As to the strength of the claim under the Regulations I considered this aspect at some length in paragraph 26-31 of the judgment in Jennings. In paragraph 31 of Jennings I considered whether the Defendant would owe a duty of care in the light of the decisions in Jones v Sunworld [2003] EWHC 591 and Martens v Thomson Tour Operations Ltd 1999 MCLCC (unreported) and the paragraph 5.82 of Saggerson on Travel Law and Ligitation, 6th Ed. by Matthew Chapman, Sarah Prager and Jack Harding. I concluded that there was no duty with respect to the harbour installation itself and that the defendant in that case was not under a duty to issue a warning so as to be personally liable for the injury. I also noted, in paragraph 32, that, following the decision of Tomlinson LJ in Lougheed v On The Beach Limited [2014] EWCA Civ 1538, if it is to be contended that the Defendant is liable for the acts of foreign operators, it will be necessary to establish what the local standards are and that there has been a breach of them. As has been stated in Saggerson on Travel Law and Litigation (supra) at paragraph 5.173: “The cases demonstrate the continuing importance of the local safety standard, however it must be expressed, as the filter through which package holiday accident claims must pass on the way to a finding of liability. The claimant bears the burden of proof in this regard”.

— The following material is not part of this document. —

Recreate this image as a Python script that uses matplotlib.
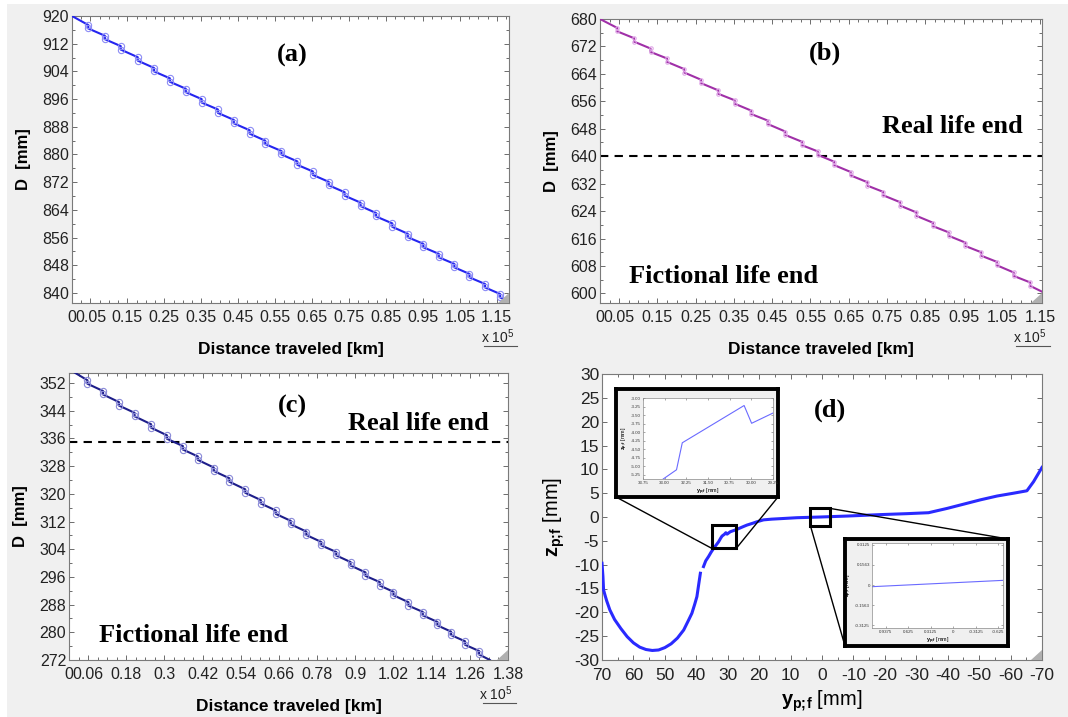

On this aspect Mr Carington has submitted that the Claimant must prove a breach of local standards but has not pleaded or provided any evidence of any applicable local standards or pleaded a breach of such standards. In consequence I take the view that the proposed amendments to the Particulars of Claim fail to plead a case which has any real prospect of success and, accordingly, permission to amend should be refused.
Further, in considering whether it would be proper to allow the amendment I consider that there has been a significant delay in seeking to amend the claim which cannot be justified. The witness statement of Ms Manders, in support of the Claimant’s application, effectively states that the amendments are made as a consequence of receiving the
Defence setting out the Defendant’s case on liability. The Defence is dated 2nd June 2017 and was served on 8th June 2017. However the application to amend was made over 14 months later and only after the Defendant applied for summary judgment. This lengthy delay is not explained in the Claimant’s evidence in support of its application. Furthermore, as Mr Carington submitted, there is no apparent reason why the Claimant did not plead the Package Tour regulations at the outset or needed to wait for receipt of the Defence to establish that it might have such a claim. The Claimant should have known that the Regulations might be applicable when the claim was made and there was no necessity to wait for the Defence to raise this claim.
Conclusion
For the reasons set out above I hold that the Claimant’s application to amend the claim should be dismissed and that the Defendant’s application for summary judgment pursuant to CPR Part 24 should succeed.